Comment s’est déroulée cette phase de passage à l’échelle ?
La problématique a consisté à monter ce phénomène de diffusion nano-osmotique à l’échelle en effet, mais pas que. Il fallait le faire dans des membranes qui ne coûtent pas cher, et à l’aide de biomatériaux. Ce sont les critères que nous nous étions fixés.
Nous avons passé quatre ans à développer cette nouvelle membrane, et mis au point une preuve de concept fin 2020, avec une membrane qui a les caractéristiques suivantes : une densité de puissance vingt fois supérieure aux membranes déjà existantes. Fabriquée avec un matériau biosourcé, elle coûte dix fois moins cher à produire que les membranes existantes.
Ces caractéristiques nous ont permis d’imaginer une production d’énergie électrique osmotique à grande échelle et à prix compétitif, ce qui est notre objectif de départ.
Où en êtes-vous aujourd’hui ?
Depuis près de trois ans, nous avons démarré la mise à l’échelle de la technologie, qui va aboutir au démarrage d’un premier site pilote à l’embouchure du Rhône, sur le site de Barcarin sur la commune de Port-Saint-Louis. C’est un site idéal pour tester cette technologie, car il y a une coupure nette entre l’eau douce et l’eau salée. Les travaux pour construire l’installation se déroulent actuellement, pour une mise en service courant 2024.
Nous sommes en partenariat avec la compagnie nationale du Rhône pour mettre au point le démonstrateur et plus généralement pour déployer l’énergie osmotique sur le Rhône, qui est le plus gros gisement naturel d’énergie osmotique en France, avec près de 500 mégawatts de potentiel d’installation.
Nous avons aussi un partenariat avec EDF hydro, et des projets en France métropolitaine et en outre mer.
Plus généralement, nous avons une activité assez large aujourd’hui, entre la mise au point des générateurs osmotiques, leur industrialisation à venir, l’identification et le développement de projets osmotiques.
Vous êtes également très largement impliqués dans le déploiement à venir de la filière industrielle de production d’énergie osmotique.
En effet. Dans l’optique du déploiement de cette nouvelle filière industrielle centrée sur la production d’énergie osmotique, nous avons besoin de travailler sur la réglementation : nous avons ainsi, ces derniers mois, contribué à faire entrer l’énergie osmotique dans la nouvelle directive européenne sur les énergies renouvelables RED III.

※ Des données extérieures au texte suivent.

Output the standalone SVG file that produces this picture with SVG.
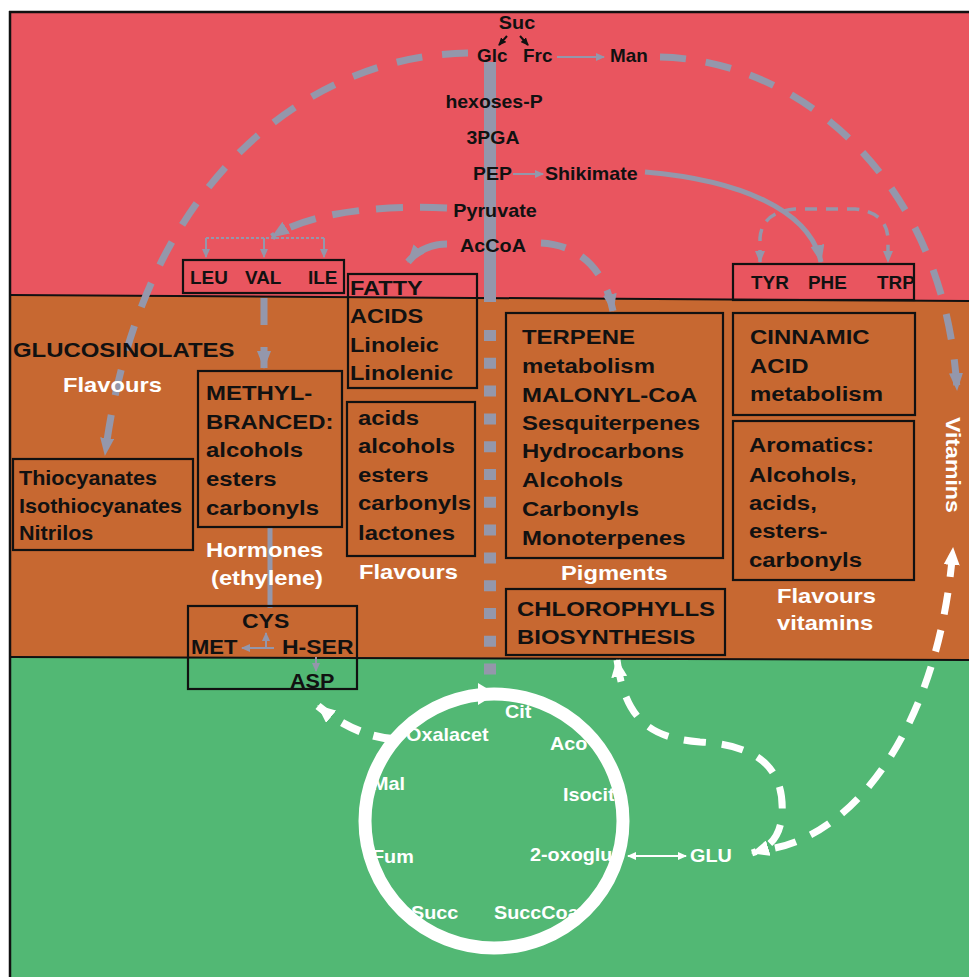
<svg xmlns="http://www.w3.org/2000/svg" width="969" height="977" viewBox="0 0 969 977">
<style>
.b{font-family:"Liberation Sans",Arial,Helvetica,sans-serif;font-weight:bold;fill:#111}
.w{font-family:"Liberation Sans",Arial,Helvetica,sans-serif;font-weight:bold;fill:#fff}
.f21{font-size:21px}.f20{font-size:20px}.f18{font-size:18px}
.box{fill:none;stroke:#111;stroke-width:2.2}
.gd{fill:none;stroke:#9497ab;stroke-width:7;stroke-dasharray:26 20}
.gs{fill:none;stroke:#9497ab;stroke-width:2}
.wd{fill:none;stroke:#fff;stroke-width:7;stroke-dasharray:22 16}
</style>
<defs>
<marker id="gA" markerUnits="userSpaceOnUse" markerWidth="18" markerHeight="14" refX="17" refY="7" orient="auto" viewBox="0 0 18 14"><path d="M0,0 L18,7 L0,14 Z" fill="#9497ab"/></marker>
<marker id="gM" markerUnits="userSpaceOnUse" markerWidth="12" markerHeight="10" refX="11" refY="5" orient="auto-start-reverse" viewBox="0 0 12 10"><path d="M0,0 L12,5 L0,10 Z" fill="#9497ab"/></marker>
<marker id="gS" markerUnits="userSpaceOnUse" markerWidth="9" markerHeight="8" refX="8" refY="4" orient="auto" viewBox="0 0 9 8"><path d="M0,0 L9,4 L0,8 Z" fill="#9497ab"/></marker>
<marker id="bS" markerUnits="userSpaceOnUse" markerWidth="8" markerHeight="7" refX="7" refY="3.5" orient="auto" viewBox="0 0 8 7"><path d="M0,0 L8,3.5 L0,7 Z" fill="#111"/></marker>
<marker id="wA" markerUnits="userSpaceOnUse" markerWidth="18" markerHeight="16" refX="17" refY="8" orient="auto-start-reverse" viewBox="0 0 18 16"><path d="M0,0 L18,8 L0,16 Z" fill="#fff"/></marker>
<marker id="wS" markerUnits="userSpaceOnUse" markerWidth="9" markerHeight="8" refX="8" refY="4" orient="auto-start-reverse" viewBox="0 0 9 8"><path d="M0,0 L9,4 L0,8 Z" fill="#fff"/></marker>
</defs>

<g id="background">
<rect x="0" y="0" width="969" height="977" fill="#fff"/>
<polygon points="10,12 969,12 969,301 10,295" fill="#e9555f"/>
<polygon points="10,295 969,301 969,660 10,657" fill="#c76831"/>
<polygon points="10,657 969,660 969,977 10,977" fill="#52b874"/>
<line x1="10" y1="295" x2="969" y2="301" stroke="#111" stroke-width="2"/>
<line x1="10" y1="657" x2="969" y2="660" stroke="#111" stroke-width="2"/>
<line x1="9" y1="12" x2="969" y2="12" stroke="#111" stroke-width="2.5"/>
<line x1="10" y1="11" x2="10" y2="977" stroke="#111" stroke-width="2.5"/>
</g>

<g id="connectors">
<rect x="484" y="62" width="12" height="240" fill="#9497ab"/>
<line x1="490" y1="330" x2="490" y2="675" stroke="#9497ab" stroke-width="12" stroke-dasharray="11 16.8"/>
<path class="gd" d="M 468 53 C 310 55, 140 180, 105 455" marker-end="url(#gA)"/>
<path class="gd" d="M 660 57 C 800 60, 945 180, 957 390" marker-end="url(#gA)"/>
<path class="gd" style="stroke-dasharray:27 17" d="M 447 208 C 380 205, 310 212, 272 237" marker-end="url(#gA)"/>
<path class="gd" style="stroke-dasharray:none" d="M 447 244 C 432 244, 418 250, 408 262" marker-end="url(#gA)"/>
<path class="gd" style="stroke-dasharray:25 18" d="M 541 243 C 580 245, 605 270, 613 311" marker-end="url(#gA)"/>
<line x1="206" y1="238" x2="325" y2="238" stroke="#9497ab" stroke-width="2" stroke-dasharray="3 2"/>
<line class="gs" x1="206" y1="238" x2="206" y2="257" marker-end="url(#gS)"/>
<line class="gs" x1="264" y1="238" x2="264" y2="257" marker-end="url(#gS)"/>
<line class="gs" x1="324" y1="238" x2="324" y2="257" marker-end="url(#gS)"/>
<path class="gd" style="stroke-dasharray:27 22" d="M 264 298 L 264 368" marker-end="url(#gA)"/>
<line x1="270" y1="528" x2="270" y2="608" stroke="#9497ab" stroke-width="5"/>
<line class="gs" x1="274" y1="648" x2="242" y2="648" marker-end="url(#gS)"/>
<line class="gs" x1="266" y1="648" x2="266" y2="633" marker-end="url(#gS)"/>
<line class="gs" x1="316" y1="657" x2="316" y2="671" marker-end="url(#gS)"/>
<path fill="none" stroke="#9497ab" stroke-width="5" d="M 645 172 C 740 180, 810 210, 821 262" marker-end="url(#gA)"/>
<path fill="none" stroke="#9497ab" stroke-width="3.5" stroke-dasharray="12 9" d="M 760 262 L 760 238 Q 762 212 795 209 L 855 209 Q 886 212 888 238 L 888 262" marker-start="url(#gM)" marker-end="url(#gM)"/>
<line class="gs" x1="557" y1="57" x2="604" y2="57" marker-end="url(#gS)"/>
<line class="gs" x1="513" y1="174" x2="543" y2="174" marker-end="url(#gS)"/>
<line x1="507" y1="36" x2="499" y2="45" stroke="#111" stroke-width="2" marker-end="url(#bS)"/>
<line x1="520" y1="36" x2="528" y2="45" stroke="#111" stroke-width="2" marker-end="url(#bS)"/>
<path class="wd" style="stroke-width:8;stroke-dasharray:20 14" d="M 393 739 C 370 737, 345 728, 318 706" marker-end="url(#wA)"/>
<path class="wd" d="M 617 660 C 625 720, 650 738, 700 742 C 760 745, 785 770, 782 815 C 780 835, 772 847, 752 853" marker-start="url(#wA)" marker-end="url(#wA)"/>
<path class="wd" d="M 775 848 C 860 830, 940 720, 953 548" marker-end="url(#wA)"/>
<line x1="628" y1="856" x2="686" y2="856" stroke="#fff" stroke-width="2" marker-start="url(#wS)" marker-end="url(#wS)"/>
</g>

<g id="suc"><text class="b f18" text-anchor="middle" transform="translate(517,29) scale(1.1,1)">Suc</text></g>
<g id="glc"><text class="b f18" transform="translate(477,62) scale(1.05,1)">Glc</text></g>
<g id="frc"><text class="b f18" transform="translate(523,62) scale(1.05,1)">Frc</text></g>
<g id="man"><text class="b f18" transform="translate(610,62) scale(1.05,1)">Man</text></g>
<g id="hexoses-p"><text class="b f18" text-anchor="middle" transform="translate(494,108) scale(1.08,1)">hexoses-P</text></g>
<g id="pga3"><text class="b f18" text-anchor="middle" transform="translate(493,144) scale(1.08,1)">3PGA</text></g>
<g id="pep"><text class="b f18" transform="translate(473,180) scale(1.08,1)">PEP</text></g>
<g id="shikimate"><text class="b f18" transform="translate(545,180) scale(1.09,1)">Shikimate</text></g>
<g id="pyruvate"><text class="b f18" text-anchor="middle" transform="translate(495,217) scale(1.1,1)">Pyruvate</text></g>
<g id="accoa"><text class="b f18" text-anchor="middle" transform="translate(493,252) scale(1.1,1)">AcCoA</text></g>

<g id="leu-val-ile">
<rect class="box" x="183" y="260" width="161" height="33"/>
<text class="b f18" transform="translate(190,284) scale(1.05,1)">LEU</text>
<text class="b f18" transform="translate(245,284) scale(1.05,1)">VAL</text>
<text class="b f18" transform="translate(308,284) scale(1.05,1)">ILE</text>
</g>

<g id="tyr-phe-trp">
<text class="b f18" transform="translate(751,289) scale(1.05,1)">TYR</text>
<text class="b f18" transform="translate(808,289) scale(1.05,1)">PHE</text>
<text class="b f18" transform="translate(877,289) scale(1.05,1)">TRP</text>
<rect class="box" x="733" y="264" width="181" height="36"/>
</g>

<g id="fatty-acids">
<rect class="box" x="348" y="274" width="129" height="114"/>
<g transform="translate(350,0) scale(1.12,1)" class="b f21">
<text y="295">FATTY</text><text y="323">ACIDS</text><text y="352">Linoleic</text><text y="380">Linolenic</text>
</g>
</g>

<g id="glucosinolates">
<text class="b f21" transform="translate(13,357) scale(1.14,1)">GLUCOSINOLATES</text>
<text class="w f21" transform="translate(63,392) scale(1.13,1)">Flavours</text>
</g>

<g id="thiocyanates">
<rect class="box" x="13" y="459" width="180" height="91"/>
<g transform="translate(19,0) scale(1.08,1)" class="b f20">
<text y="485">Thiocyanates</text><text y="513">Isothiocyanates</text><text y="540">Nitrilos</text>
</g>
</g>

<g id="methyl-branced">
<rect class="box" x="198" y="371" width="144" height="156"/>
<g transform="translate(206,0) scale(1.14,1)" class="b f21">
<text y="400">METHYL-</text><text y="429">BRANCED:</text><text y="457">alcohols</text><text y="486">esters</text><text y="515">carbonyls</text>
</g>
</g>

<g id="hormones">
<text class="w f21" transform="translate(206,557) scale(1.13,1)">Hormones</text>
<text class="w f21" transform="translate(211,585) scale(1.13,1)">(ethylene)</text>
</g>

<g id="acids-box">
<rect class="box" x="347" y="402" width="128" height="154"/>
<g transform="translate(358,0) scale(1.14,1)" class="b f21">
<text y="425">acids</text><text y="453">alcohols</text><text y="482">esters</text><text y="510">carbonyls</text><text y="540">lactones</text>
</g>
<text class="w f21" transform="translate(359,579) scale(1.13,1)">Flavours</text>
</g>

<g id="cys-box">
<rect class="box" x="188" y="606" width="169" height="83"/>
<text class="b f20" transform="translate(242,628) scale(1.15,1)">CYS</text>
<text class="b f20" transform="translate(191,654) scale(1.1,1)">MET</text>
<text class="b f20" transform="translate(282,654) scale(1.15,1)">H-SER</text>
<text class="b f20" transform="translate(290,688) scale(1.08,1)">ASP</text>
</g>

<g id="terpene">
<rect class="box" x="506" y="313" width="217" height="245"/>
<g transform="translate(522,0) scale(1.14,1)" class="b f21">
<text y="344">TERPENE</text><text y="373">metabolism</text><text y="402">MALONYL-CoA</text><text y="430">Sesquiterpenes</text><text y="458">Hydrocarbons</text><text y="487">Alcohols</text><text y="516">Carbonyls</text><text y="545">Monoterpenes</text>
</g>
<text class="w f21" transform="translate(561,580) scale(1.13,1)">Pigments</text>
</g>

<g id="chlorophylls">
<rect class="box" x="506" y="589" width="219" height="66"/>
<g transform="translate(517,0) scale(1.14,1)" class="b f21">
<text y="616">CHLOROPHYLLS</text><text y="644">BIOSYNTHESIS</text>
</g>
</g>

<g id="cinnamic">
<rect class="box" x="733" y="313" width="182" height="102"/>
<g transform="translate(750,0) scale(1.14,1)" class="b f21">
<text y="344">CINNAMIC</text><text y="373">ACID</text><text y="401">metabolism</text>
</g>
</g>

<g id="aromatics">
<rect class="box" x="733" y="421" width="181" height="159"/>
<g transform="translate(749,0) scale(1.14,1)" class="b f21">
<text y="452">Aromatics:</text><text y="482">Alcohols,</text><text y="510">acids,</text><text y="538">esters-</text><text y="567">carbonyls</text>
</g>
<text class="w f21" transform="translate(777,603) scale(1.13,1)">Flavours</text>
<text class="w f21" transform="translate(777,630) scale(1.13,1)">vitamins</text>
</g>

<g id="vitamins"><text class="w f21" transform="translate(946,417) rotate(90) scale(1.1,1)">Vitamins</text></g>

<g id="tca-cycle">
<g class="w f18">
<text transform="translate(505,718) scale(1.1,1)">Cit</text>
<text transform="translate(406,741) scale(1.1,1)">Oxalacet</text>
<text transform="translate(550,750) scale(1.1,1)">Aco</text>
<text transform="translate(372,790) scale(1.1,1)">Mal</text>
<text transform="translate(563,801) scale(1.1,1)">Isocit</text>
<text transform="translate(372,863) scale(1.1,1)">Fum</text>
<text transform="translate(530,861) scale(1.1,1)">2-oxoglu</text>
<text transform="translate(411,919) scale(1.1,1)">Succ</text>
<text transform="translate(494,919) scale(1.1,1)">SuccCoa</text>
</g>
<ellipse cx="494" cy="821" rx="129" ry="127" fill="none" stroke="#fff" stroke-width="13"/>
<polygon points="478,683 496,694 478,705" fill="#fff"/>
</g>

<g id="glu"><text class="w f18" transform="translate(690,862) scale(1.1,1)">GLU</text></g>
</svg>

Nous participons donc à la mise en place d’une nouvelle filière, avec nos partenaires en France et en Europe.
Plus largement, comment peut s’inscrire l’énergie osmotique dans le paysage des énergies renouvelables à l’avenir ?
Les prochaines générations d’énergies renouvelables, dont fait partie l’énergie osmotique, doivent selon toute évidence être totalement décarbonées, venir pallier les limites des énergies renouvelables traditionnelles de par leur flexibilité et leur permanence, et démontrer une acceptabilité en termes de paysage. On voit aujourd’hui que cette acceptabilité peut être un frein au déploiement massif de certaines technologies renouvelables.
Travaillez-vous au développement d’autres applications utilisant les membranes que vous avez mises au point ?
Notre technologie peut permettre de produire de l’hydrogène, directement sans apport d’électricité extérieure. Il y a aussi la possibilité d’exploiter d’autres sources d’énergie osmotique, sur les sites industriels par exemple, via la génération de gradients de salinité, pour exploiter les chaleurs perdues basse température. Cette piste fait l’objet d’un programme financé par l’Europe, qui a octroyé à Sweetch Energy une subvention de 2,5 millions d’euros pour travailler sur le sujet.
Enfin, il y a aussi des applications potentielles dans tout ce qui touche au traitement de l’eau, et plus généralement sur toutes les applications faisant appel à des membranes.